**Exercise goal:**
Extract the opening line of the entries and every line after it, stopping at and including the line that contains "warnings.filterwarnings('ignore')". Do not include pictures.
■ ■ ■
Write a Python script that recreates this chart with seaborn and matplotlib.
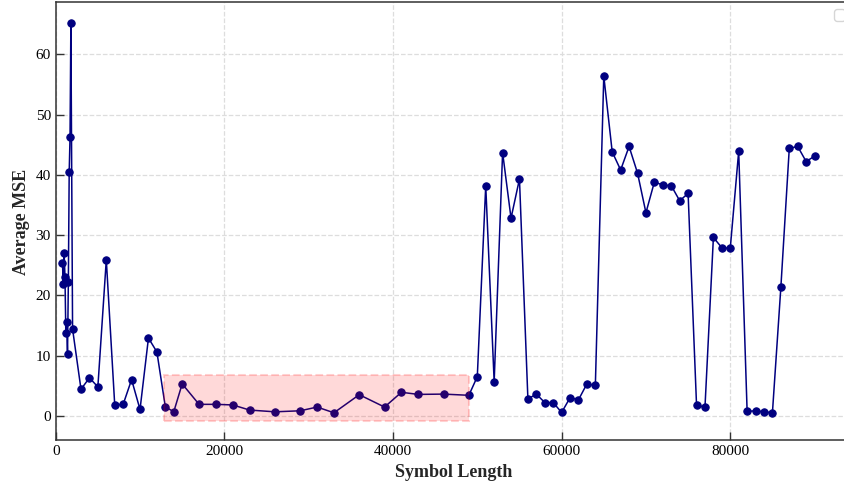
import matplotlib
matplotlib.use('Agg')
import matplotlib.pyplot as plt
import matplotlib.patches as mpatches
import pandas as pd
import seaborn as sns
import warnings
warnings.filterwarnings('ignore')

# ==================== Data ====================
symbol_length = [800, 900, 1000, 1100, 1200, 1300, 1400, 1500, 1600, 1700, 1800, 2000,
                 3000, 4000, 5000, 6000, 7000, 8000, 9000, 10000, 11000, 12000,
                 13000, 14000, 15000, 17000, 19000, 21000, 23000, 26000, 29000, 31000,
                 33000, 36000, 39000, 41000, 43000, 46000, 49000, 50000,
                 51000, 52000, 53000, 54000, 55000, 56000, 57000, 58000, 59000, 60000,
                 61000, 62000, 63000, 64000, 65000, 66000, 67000, 68000, 69000, 70000,
                 71000, 72000, 73000, 74000, 75000, 76000, 77000, 78000, 79000, 80000,
                 81000, 82000, 83000, 84000, 85000, 86000, 87000, 88000, 89000, 90000]
avg_mse = [25.4, 21.8, 27.0, 23.1, 13.7, 15.5, 10.2, 22.2, 40.4, 46.3, 65.2, 14.4,
           4.4, 6.3, 4.8, 25.9, 1.8, 1.9, 6.0, 1.05, 12.9, 10.6,
           1.5, 0.66, 5.3, 1.9, 1.9, 1.8, 0.95, 0.66, 0.83, 1.45,
           0.5, 3.5, 1.45, 3.9, 3.55, 3.6, 3.4, 6.5,
           38.2, 5.65, 43.7, 32.8, 39.3, 2.8, 3.6, 2.2, 2.2, 0.55,
           3.0, 2.66, 5.3, 5.05, 56.4, 43.8, 40.8, 44.7, 40.3, 33.7,
           38.8, 38.3, 38.2, 35.7, 36.9, 1.8, 1.4, 29.6, 27.9, 27.8,
           43.9, 0.73, 0.83, 0.66, 0.5, 21.3, 44.4, 44.7, 42.2, 43.1]

# stable region highlight
region_x = [12900, 49000]
region_y = [-0.8, 6.8]

df = pd.DataFrame({'symbol_length': symbol_length, 'avg_mse': avg_mse})

# ==================== Style ====================
sns.set_style("ticks")
plt.rcParams['font.family'] = ['Liberation Serif', 'DejaVu Serif']
plt.rcParams['axes.unicode_minus'] = False

fig = plt.figure(figsize=(8.44, 4.87), dpi=100)
ax = fig.add_axes([0.066, 0.0955, 0.9437, 0.8994])

sns.lineplot(data=df, x='symbol_length', y='avg_mse', ax=ax, color='navy',
             marker='o', markersize=5.3, markeredgecolor='navy', linewidth=1.1)

rect = mpatches.Rectangle((region_x[0], region_y[0]), region_x[1] - region_x[0],
                          region_y[1] - region_y[0], facecolor=(1, 0, 0, 0.15),
                          edgecolor=(1, 0, 0, 0.18), linestyle='--', linewidth=1.5,
                          zorder=3)
ax.add_patch(rect)

ax.set_xlim(0, 94460)
ax.set_ylim(-4.1, 68.6)
ax.set_xticks([0, 20000, 40000, 60000, 80000])
ax.set_yticks([0, 10, 20, 30, 40, 50, 60])
ax.grid(True, linestyle='--', color='#dddddd', linewidth=0.9)
ax.set_axisbelow(True)

ax.set_xlabel('Symbol Length', fontsize=13, fontweight='bold')
ax.set_ylabel('Average MSE', fontsize=13, fontweight='bold')
ax.tick_params(direction='in', length=5.5, width=1, labelsize=11,
               color='#333333', labelcolor='black')
for s in ax.spines.values():
    s.set_color('#333333')
    s.set_linewidth(1.1)
ax.spines['right'].set_visible(False)

ax.legend(loc='upper right')

plt.savefig('out.png', dpi=100)
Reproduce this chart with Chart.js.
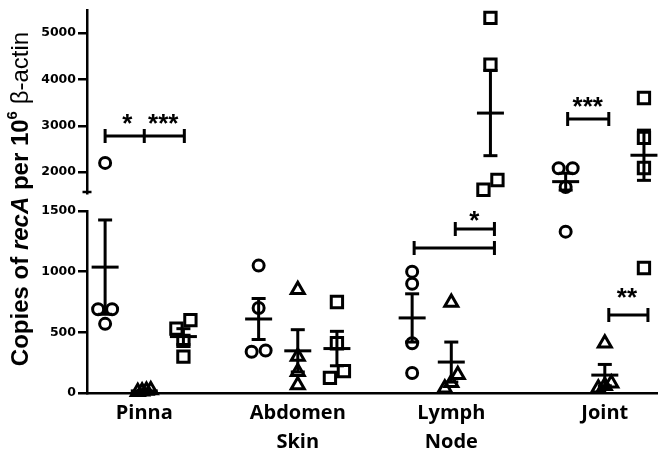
<!DOCTYPE html>
<html><head><meta charset="utf-8">
<script src="https://cdn.jsdelivr.net/npm/chart.js@4.4.1/dist/chart.umd.min.js"></script>
<style>html,body{margin:0;padding:0;background:#fff}#wrap{width:658px;height:460px}</style>
</head><body><div id="wrap"><canvas id="c" width="658" height="460"></canvas></div>
<script>
// ---------- data ----------
const categories = [['Pinna'], ['Abdomen', 'Skin'], ['Lymph', 'Node'], ['Joint']];
const circleValues   = [[2200, 690, 690, 570], [1050, 700, 350, 340], [1000, 900, 410, 165], [2085, 2085, 1680, 1330]];
const triangleValues = [[20, 10, 25, 15], [850, 300, 175, 65], [745, 150, 85, 40], [410, 80, 60, 40]];
const squareValues   = [[600, 530, 430, 300], [750, 410, 180, 125], [5330, 4320, 1830, 1620], [3600, 2740, 2090, 1030]];
const lowTicks  = [0, 500, 1000, 1500];
const highTicks = [2000, 3000, 4000, 5000];
const sigBrackets = [
  {axis: 'yHigh', y: 2780, x: [-0.255, 0, 0.261]},
  {axis: 'yLow',  y: 1195, x: [1.758, 2.281]},
  {axis: 'yLow',  y: 1352, x: [2.026, 2.281]},
  {axis: 'yHigh', y: 3147, x: [2.758, 3.026]},
  {axis: 'yLow',  y: 643,  x: [3.026, 3.281]}
];
const sigLabels = [
  {axis: 'yHigh', y: 3158, x: -0.111, text: '*'},
  {axis: 'yHigh', y: 3158, x: 0.124,  text: '***'},
  {axis: 'yLow',  y: 1459, x: 2.150,  text: '*'},
  {axis: 'yHigh', y: 3525, x: 2.889,  text: '***'},
  {axis: 'yLow',  y: 828,  x: 3.144,  text: '**'}
];

// ---------- helpers ----------
const BREAK = 1500, LOW_MAX = 1500, HIGH_MIN = 1550, HIGH_MAX = 5500;
const axisFor = v => (v >= BREAK ? 'yHigh' : 'yLow');
const mean = a => a.reduce((s, v) => s + v, 0) / a.length;
const sem = a => { const m = mean(a); return Math.sqrt(a.reduce((s, v) => s + (v - m) ** 2, 0) / (a.length - 1)) / Math.sqrt(a.length); };

const series = [
  {name: 'circle',   values: circleValues,   style: 'circle',   offset: -0.255, radius: 5.5},
  {name: 'triangle', values: triangleValues, style: 'triangle', offset: 0,      radius: 7.5},
  {name: 'square',   values: squareValues,   style: 'rect',     offset: 0.255,  radius: 8}
];

function buildDatasets(jit) {
  const ds = [];
  const whisk = {yLow: [], yHigh: []}, means = {yLow: [], yHigh: []}, caps = {yLow: [], yHigh: []};
  series.forEach((s, si) => {
    const pts = {yLow: [], yHigh: []};
    s.values.forEach((vals, gi) => {
      const cx = gi + s.offset;
      vals.forEach((v, k) => pts[axisFor(v)].push({x: cx + (jit ? jit[si][gi][k] : 0), y: v}));
      const m = mean(vals), e = sem(vals), lo = m - e, hi = m + e;
      means[axisFor(m)].push({x: cx, y: m});
      caps[axisFor(lo)].push({x: cx, y: lo});
      caps[axisFor(hi)].push({x: cx, y: hi});
      if (axisFor(lo) === axisFor(hi)) {
        whisk[axisFor(lo)].push({x: cx, y: lo}, {x: cx, y: hi}, {x: cx, y: null});
      } else {
        whisk.yLow.push({x: cx, y: lo}, {x: cx, y: LOW_MAX}, {x: cx, y: null});
        whisk.yHigh.push({x: cx, y: HIGH_MIN}, {x: cx, y: hi}, {x: cx, y: null});
      }
    });
    for (const ax of ['yLow', 'yHigh']) {
      ds.push({label: s.name, yAxisID: ax, data: pts[ax], pointStyle: s.style, pointRadius: s.radius,
        pointBorderWidth: 3, borderColor: '#000', pointBorderColor: '#000', clip: false,
        backgroundColor: 'rgba(0,0,0,0)', pointBackgroundColor: 'rgba(0,0,0,0)'});
    }
  });
  for (const ax of ['yLow', 'yHigh']) {
    ds.push({type: 'line', label: 'sem', yAxisID: ax, data: whisk[ax], spanGaps: false, pointRadius: 0,
      borderWidth: 3, borderColor: '#000', fill: false, tension: 0, clip: false});
    ds.push({label: 'mean', yAxisID: ax, data: means[ax], pointStyle: 'line', pointRadius: 13.5, clip: false,
      pointBorderWidth: 3, borderColor: '#000', pointBorderColor: '#000', backgroundColor: '#000'});
    ds.push({label: 'cap', yAxisID: ax, data: caps[ax], pointStyle: 'line', pointRadius: 7, clip: false,
      pointBorderWidth: 3, borderColor: '#000', pointBorderColor: '#000', backgroundColor: '#000'});
  }
  return ds;
}

function computeJitter(chart) {
  const xs = chart.scales.x;
  const pxPerX = xs.getPixelForValue(1) - xs.getPixelForValue(0);
  return series.map(s => s.values.map(vals => {
    const pts = vals.map((v, k) => ({k, py: chart.scales[axisFor(v)].getPixelForValue(v)}));
    pts.sort((a, b) => a.py - b.py);
    const out = new Array(vals.length).fill(0);
    let cluster = [pts[0]];
    const flush = () => {
      const n = cluster.length;
      const step = n === 1 ? 0 : (n === 2 ? 14 : 13 / (n - 1));
      cluster.forEach((p, i) => { out[p.k] = (((n - 1) / 2 - i) * step) / pxPerX; });
    };
    for (let i = 1; i < pts.length; i++) {
      if (pts[i].py - pts[i - 1].py < 10) cluster.push(pts[i]);
      else { flush(); cluster = [pts[i]]; }
    }
    flush();
    return out;
  }));
}

// ---------- plugins ----------
const decorations = {
  id: 'decorations',
  afterDatasetsDraw(chart) {
    const ctx = chart.ctx, xs = chart.scales.x;
    ctx.save();
    ctx.strokeStyle = '#000'; ctx.fillStyle = '#000'; ctx.lineWidth = 3; ctx.lineCap = 'butt';
    for (const b of sigBrackets) {
      const y = chart.scales[b.axis].getPixelForValue(b.y);
      const xsPx = b.x.map(v => xs.getPixelForValue(v));
      ctx.beginPath();
      ctx.moveTo(xsPx[0], y); ctx.lineTo(xsPx[xsPx.length - 1], y);
      for (const px of xsPx) { ctx.moveTo(px, y - 7); ctx.lineTo(px, y + 7); }
      ctx.stroke();
    }
    ctx.font = 'bold 26px "Liberation Sans", Arial, sans-serif';
    ctx.textAlign = 'center'; ctx.textBaseline = 'alphabetic';
    for (const l of sigLabels) {
      const y = chart.scales[l.axis].getPixelForValue(l.y);
      const m = ctx.measureText(l.text);
      const yy = y + (m.actualBoundingBoxAscent - m.actualBoundingBoxDescent) / 2;
      ctx.fillText(l.text, xs.getPixelForValue(l.x), yy);
    }
    ctx.restore();
  },
  afterDraw(chart) {
    const ctx = chart.ctx;
    const hs = chart.scales.yHigh;
    ctx.save();
    ctx.strokeStyle = '#000'; ctx.lineWidth = 2.5;
    ctx.beginPath(); ctx.moveTo(hs.right - 4.5, hs.bottom - 1); ctx.lineTo(hs.right + 4.5, hs.bottom - 1); ctx.stroke();
    // y-axis title with mixed styles
    const fam = '"Liberation Sans", Arial, sans-serif';
    const runs = [
      {t: 'Copies of ', f: 'bold 24px ' + fam},
      {t: 'recA', f: 'italic bold 24px ' + fam},
      {t: ' per 10', f: 'bold 24px ' + fam},
      {t: '6', f: 'bold 15px ' + fam, sup: true},
      {t: ' \u03B2-actin', f: '24px ' + fam}
    ];
    let total = 0;
    for (const r of runs) { ctx.font = r.f; r.w = ctx.measureText(r.t).width; total += r.w; }
    ctx.translate(20, 199);
    ctx.rotate(-Math.PI / 2);
    ctx.fillStyle = '#000'; ctx.textBaseline = 'middle'; ctx.textAlign = 'left';
    let x = -total / 2;
    for (const r of runs) {
      ctx.font = r.f;
      ctx.fillText(r.t, x, r.sup ? -7 : 1);
      x += r.w;
    }
    ctx.restore();
  }
};

const zeroPad = s => { s.paddingLeft = 0; s.paddingRight = 0; s.paddingTop = 0; s.paddingBottom = 0; };
const tickFont = {family: '"DejaVu Sans", sans-serif', size: 12.5, weight: 'bold'};
function yScale(stackWeight, min, max, ticks) {
  return {
    type: 'linear', position: 'left', stack: 'y', stackWeight, min, max,
    afterBuildTicks: s => { s.ticks = ticks.map(v => ({value: v})); },
    afterFit: s => { s.width = 87; zeroPad(s); },
    ticks: {font: tickFont, color: '#000', padding: 2, callback: v => String(v)},
    grid: {drawOnChartArea: false, drawTicks: true, tickLength: 9, tickWidth: 2.5, tickColor: '#000', lineWidth: 2.5, color: '#000'},
    border: {display: true, color: '#000', width: 2.5}
  };
}

const chart = new Chart(document.getElementById('c'), {
  type: 'scatter',
  data: {datasets: buildDatasets(null)},
  options: {
    responsive: false, animation: false, events: [],
    layout: {autoPadding: false, padding: {top: 10, right: 1, left: 0, bottom: 0}},
    plugins: {legend: {display: false}, tooltip: {enabled: false}, title: {display: false}},
    scales: {
      x: {
        type: 'linear', min: -0.373, max: 3.34,
        afterBuildTicks: s => { s.ticks = categories.map((_, i) => ({value: i})); },
        afterFit: s => { s.height = 67; zeroPad(s); },
        grid: {display: false, drawTicks: false},
        border: {display: true, color: '#000', width: 2.5},
        ticks: {autoSkip: false, maxRotation: 0, color: '#000', padding: 6,
          font: {family: '"Open Sans", sans-serif', size: 20, weight: 'bold', lineHeight: 1.45},
          callback: v => categories[v] || ''}
      },
      yLow: yScale(182, 0, LOW_MAX, lowTicks),
      yGap: {type: 'linear', position: 'left', stack: 'y', stackWeight: 18, min: 0, max: 1,
        afterFit: s => { s.width = 87; zeroPad(s); },
        ticks: {display: false}, grid: {display: false, drawTicks: false}, border: {display: false}},
      yHigh: yScale(183, HIGH_MIN, HIGH_MAX, highTicks)
    }
  },
  plugins: [decorations]
});
chart.data.datasets = buildDatasets(computeJitter(chart));
chart.update('none');
</script>
</body></html>
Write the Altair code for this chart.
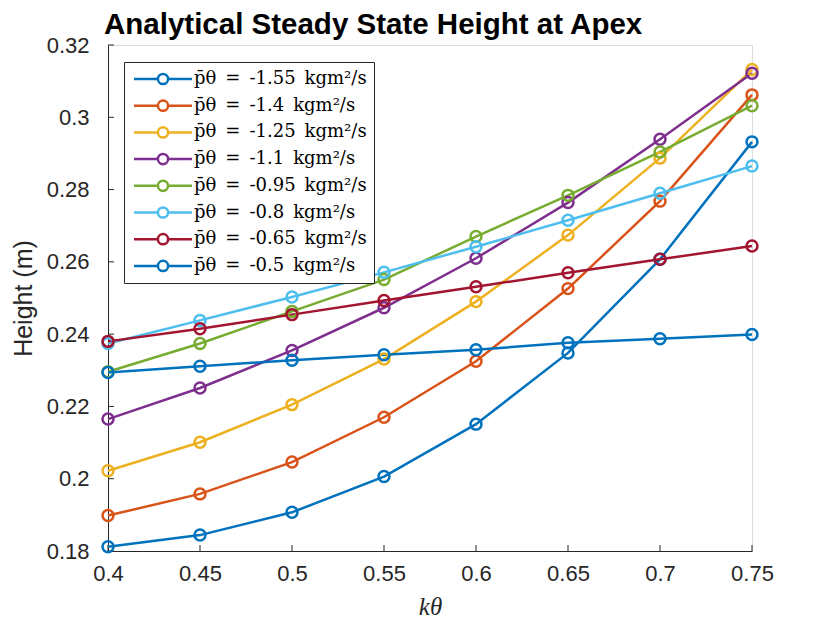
■ ■ ■
**Solution to this problem:**
Write a Python script that recreates this chart with seaborn and matplotlib.
import matplotlib
matplotlib.use('Agg')
import matplotlib.pyplot as plt
import matplotlib.patches as mpatches
import pandas as pd
import seaborn as sns
import warnings
warnings.filterwarnings('ignore')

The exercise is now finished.